Make no mistake, this is the first palatable step toward regime change in Iran. Increased US pressure has had a pernicious and dangerous effect on the Iranian people, more specifically far-right Shia Islamists who have been further emboldened by these economic sanctions. Even the more moderate Hassan Rouhani (President of Iran) has shifted his tone stating that he would begin to walk away from the 2015 restrictions imposed by the Iran nuclear deal. But instead of treading lightly, the US responded with further sanctions on Tehran, reviving a crisis that had been previously contained for the past 4 years.
On Friday, Trump announced that the US will be sending 1500 troops to the Middle East in order to provide protection for existing troops in the region amid heightened tensions with Tehran. This, of course, was all triggered by US sanctions on Tehran in the first place and, as of now, the Shia Islamists in Iran who have long warned against placing any trust in the US are becoming more emboldened and gaining ever-more momentum and validity, further escalating us toward direct conflict.
In short, this all seems like a pre-planned effort to initiate regime change in Iran. In Trump’s own words after ending the Iran nuclear deal, “The country is devastated… I never knew it would be this strong.” But if Iran is pressured enough into ignoring restrictions and commencing development of nuclear weapons, the US will then have a seemingly viable reason to launch a war on Iran and the neo-cons would then be granted their so-called puppet state in the Middle East.
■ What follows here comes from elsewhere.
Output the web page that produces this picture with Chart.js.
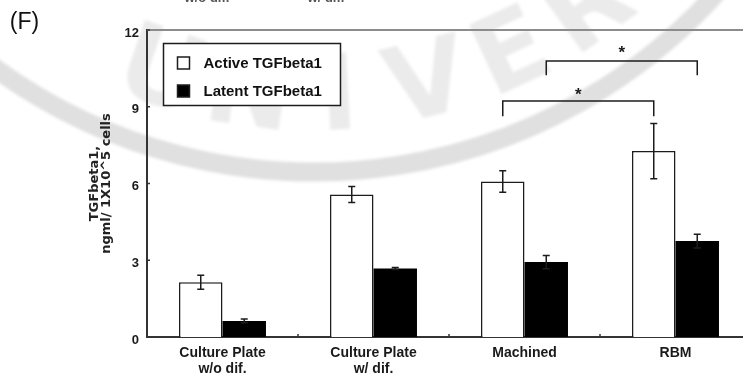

Increasing pressure on Iran is just the beginning.
In essence, this all seems far too similar to Iraq whereby President Bush used the fallacy that Saddam Hussein was keeping weapons of mass destruction in order to lure the American people to his side, but could we really witness a direct repeat here?
Well, it all depends on the amount of influence that Bolton, Pompeo and other war hawks have on the President’s decisions, but thus far that influence appears to be insurmountable. We can still recall during the 2016 Republican Presidential debates when Trump argued that “we should’ve never been in Iraq… we have destabilized the middle east.” Although the President still aligns with those views, tweets such as ” If Iran wants to fight that will be the official end of Iran. Never Threaten the United States again!” certainly won’t go far to comfort you. In spite of that, I think it’s safe to assume that most people have grown accustomed to such outlandish behaviour by now.
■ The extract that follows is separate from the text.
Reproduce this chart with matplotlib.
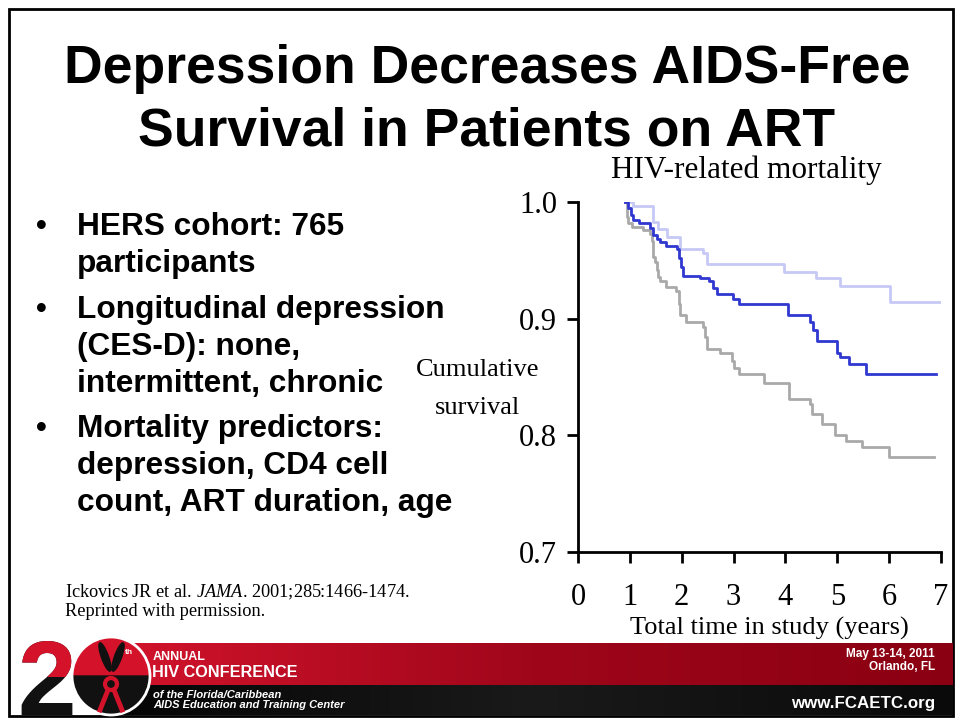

Instead, we should be observing action over words. Most recently, the Senate Foreign Relations Committee rejected a Democratic proposal to require congressional approval before the U.S. can take military action against Iran. Without congressional approval, Trump could now potentially spiral the US into further endless conflict in the Middle East.
Acting Defense Secretary Shanahan attempted to dampen down concerns over the situation telling reporters, “We have deterred attacks based on our re-posturing of assets, deterred attacks against American forces. Our biggest focus at this point is to prevent Iranian miscalculation. We do not want the situation to escalate. This is about deterrence, not about war.” Regardless of how you stand on the situation with Iran, one thing is for certain; a war in Iran would be far more costly, far more devastating and far more deadly than we could have ever imagined in Iraq.